Former Indian cricket captain Sourav Ganguly believes he is still good enough to play for India and is hurt by the way he is being treated.
Ganguly, who lost captaincy and his place in the team following his sensational spat with coach Greg Chappell, refused to pinpoint any particular person for his ouster but said there was obviously someone who did not want him in the team.
"It is difficult for me to pinpoint any particular reason but the bottomline is that I am out of the team for whatever reasons and that's what matters. I have just played two games in the last 12 months for India," Ganguly told a news channel in an interview.
Asked if Chappell was the one to be blamed for his omission, he said, "see obviously when I am not a part of the team, somebody does not want you to be in the team and that could be anybody. It is very difficult to pinpoint any particular person because there are a whole lot of people involved in team selection.
"I have seen that as a captain. Captain, coach, selectors, everybody is involved so it is very difficult to pinpoint any particular person. But obviously things did not fall together for a player to be picked."

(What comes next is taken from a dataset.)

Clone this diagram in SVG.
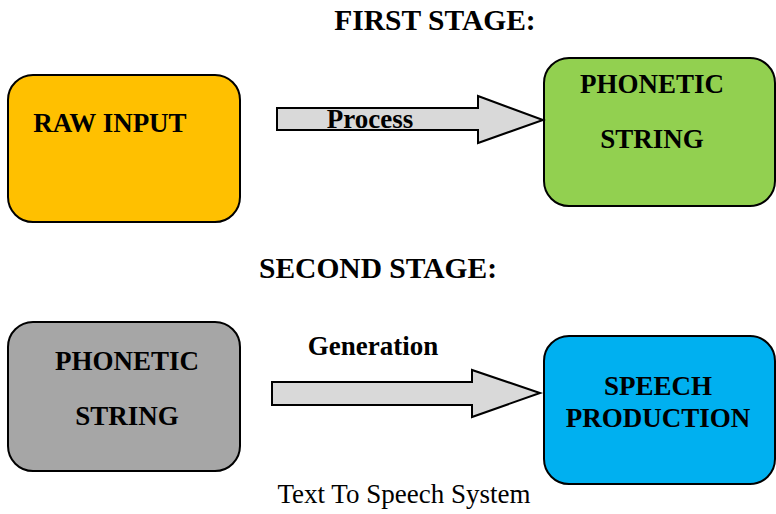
<svg xmlns="http://www.w3.org/2000/svg" width="776" height="514" viewBox="0 0 776 514">
  <style>
    .box { stroke: #000; stroke-width: 2; }
    .arrow { fill: #d9d9d9; stroke: #000; stroke-width: 2; stroke-linejoin: miter; }
    .lbl { font-family: "Liberation Serif", "Times New Roman", serif; font-weight: bold; font-size: 27px; fill: #000; text-anchor: middle; }
    .title { font-family: "Liberation Serif", "Times New Roman", serif; font-weight: bold; font-size: 29.5px; fill: #000; text-anchor: middle; }
    .cap { font-family: "Liberation Serif", "Times New Roman", serif; font-size: 27px; fill: #000; text-anchor: middle; }
  </style>

  <text class="title" x="435" y="30">FIRST STAGE:</text>
  <text class="title" x="378" y="278">SECOND STAGE:</text>

  <g id="raw-input">
    <rect class="box" x="8" y="75" width="232" height="147" rx="25" fill="#ffc000"/>
    <text class="lbl" x="110" y="132">RAW INPUT</text>
  </g>

  <g id="phonetic-string-1">
    <rect class="box" x="544" y="58" width="231" height="148" rx="25" fill="#92d050"/>
    <text class="lbl" x="652" y="93">PHONETIC</text>
    <text class="lbl" x="652" y="148">STRING</text>
  </g>

  <g id="phonetic-string-2">
    <rect class="box" x="8" y="322" width="232" height="149" rx="25" fill="#a6a6a6"/>
    <text class="lbl" x="127" y="370">PHONETIC</text>
    <text class="lbl" x="127" y="425">STRING</text>
  </g>

  <g id="speech-production">
    <rect class="box" x="544" y="336" width="231" height="148" rx="25" fill="#00b0f0"/>
    <text class="lbl" x="658" y="395">SPEECH</text>
    <text class="lbl" x="658" y="427">PRODUCTION</text>
  </g>

  <g id="connectors">
    <g id="process">
      <polygon class="arrow" points="277,108 478,108 478,96 543,120 478,143 478,130 277,130"/>
      <text class="lbl" x="370" y="128">Process</text>
    </g>
    <g id="generation">
      <polygon class="arrow" points="272,382 472,382 472,370 540,393 472,417 472,405 272,405"/>
      <text class="lbl" x="373" y="355">Generation</text>
    </g>
  </g>

  <text class="cap" x="404" y="503">Text To Speech System</text>
</svg>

On whether it hurts to be out of the team, the Bengal left-hander said, "it does, it does. Because I still feel I am good enough and that's the way it is. There must be something wrong which has kept me out."
Asked pointedly if coach Greg Chappell was responsible for his ouster, Ganguly said, "I don't want to point fingers at any individual and blame anyone. It is not just the coach, but captain, selectors -- they all select the team.
"There is obviously some reason why I am not in the team, these are not decisions that one person takes but it is obvious that someone doesn't want me in the team for whatever reason."
Ganguly though refused to go into the issue of his differences with Chappell.
"I do not want to go into this. I do not think it that way and I know one thing. If it happens to you, then all you can do is to sit back and watch. There is very little you can do. It's the same with me and no one knows it better than me. So it's better I do not talk because here the moment you talk, it will be held against you."
On his relationship with Rahul Dravid, who replaced him as captain, Ganguly said "we are the best of friends."
Ganguly admitted that it hurt to see players of his age group playing the game and he being forced to watch it from the sidelines.
"Obviously I feel sad because this is a team you have commanded for long... 11 years and captaining India in more than 50 Tests and a large number of ODIs, you will miss cricket because there are players of your age, around 33-34, and playing decent cricket. So you want to be a part of it."
On whether politics had something to do with his ouster, he said "What will I do by even thinking about it now? Dalmiya, Pawar, is there any point in discussing or pondering over what people are saying? Cricket is big in this country and people form their own opinion by saying a host of things."
On the raging ball tampering controversy involving Pakistan, Ganguly said Inzamam-ul Haq did what he thought was best for the side.
"See it's very easy to blame a captain. But then, he is there in the ground and he is the best judge. Inzy did what he thought was best for the side. At the same time, I also agree ball tampering is an issue associated with Pakistan for a very, very long time.
"But in today's cricketing world, with so many cameras you cannot escape anything... You smile it's there on the screen. So if Inzy is clear that there has been no ball tampering, then he must be confident in mentioning it. But it is a little difficult for me to sit here, miles away from the venue and comment by watching something on television."
Ganguly also dismissed suggestions that he would hang his boots after World Cup 2007.
"Why should I retire? I am still 33, I still am at an age where I have a lot of cricket in me. If I perform I will be there."
The batsman also scotched speculation that he would join politics after his career is over.
"(Chief Minister) Buddhadev Bhattacharya has been very good to me. He is a man of culture but that does not mean that I have any intention of joining politics."